|The News Line: Editorial
Tuesday, 4 September 2012
Sack Gove not teachers, stop privatisation of schools
TEACHERS in England returned to work this week facing an all-out assault on their jobs, their pay and the very existence of free state education from the Education Secretary, Michael Gove, and the coalition government.
From this week, new powers have been introduced to make it easier for head teachers to sack ‘underperforming’ staff in a move described by Gove as representing ‘zero tolerance’ for poor teachers.
Under this proposal, a head will have the right to sit in a teacher’s class to ‘observe’ their teaching abilities for as long as it takes to establish that the teacher is sub-standard.
Anyone found wanting can then be fast-tracked to being sacked with the timescale for dismissal procedures being reduced from one year to nine weeks.
To subject teachers to the threat of constant observation while they try and teach a class is tantamount to declaring a reign of terror against them, setting them up to fail in the most brutal way.
Not for nothing did the deputy general secretary of the head teachers union, NAHT, complain that ‘no other profession would accept this level of scrutiny and mistrust.’
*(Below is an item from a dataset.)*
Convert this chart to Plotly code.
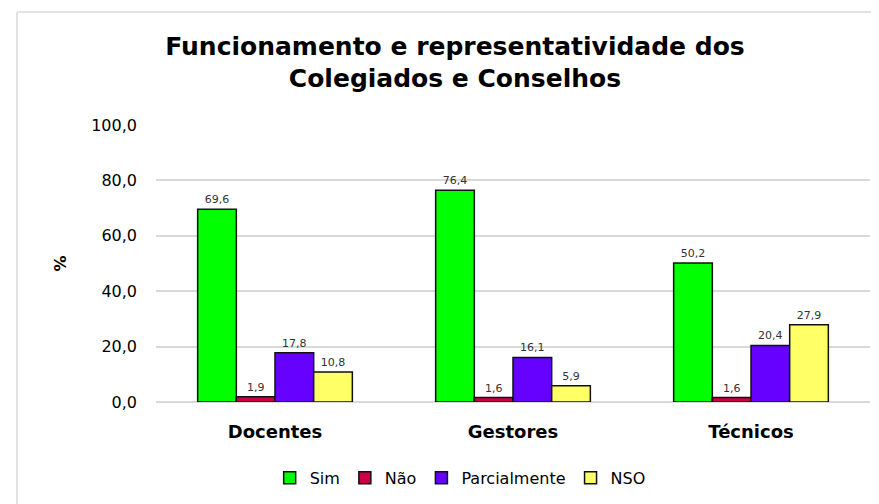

Along with these new procedures to make sacking teachers a simple task has come a renewed attack on the very principle of national pay rates.
A recent study by academics from Bristol University – a body which receives substantial funding from the government’s Department of Business, Innovation and Skills – made the astounding claim that national pay rates were the cause of pupils achieving low grades in exams.
This same body conducted another study into hospitals which reached a similar conclusion, that national centralised pay rates for nurses led to worse health care for patients.
Conveniently for the government, all the failures in education and health can now be put at the door of national pay rates and not blamed on a government that has cut billions from the health and education budgets in order to pump these same billions and more into the bankrupt banking system.
The attacks on education do not stop at teachers’ jobs and pay. Gove has instructed the government regulator, Ofsted, to remove from schools the category of ‘satisfactory’ in their assessments.
In future, a satisfactory mark will be replaced by ‘failing’, meaning that any school previously judged to be satisfactory will now be judged as a failing school and if still under the control of the local authority will be taken over and turned into an academy or closed completely.
With 34% of secondary schools rated as satisfactory or worse last year, it is clear that Gove is preparing an all-out war against state education, a war that will involve the closure or takeover of hundreds of schools throughout the country.
One area where the government is prepared to spend money is on the so-called ‘free’ schools with the announcement this week that fifty five new ones would be set up this year.
Free schools can set their own pay rates for teachers and are not obliged to employ qualified teaching staff – this is the future that Gove and the government want for the entire education system, leading eventually to the privatisation of education at all levels.
Teaching unions are already discussing strike action in defence of their pay and conditions, but the defence of the entire education system is a matter for the entire trade union and working class movement.
If capitalism cannot afford free state education and to pay teachers a decent living wage then it is capitalism that must perish, not schools.
The teachers’ unions must demand that the TUC act to support education with a general strike to kick out Gove and the entire government and replace them with a workers government.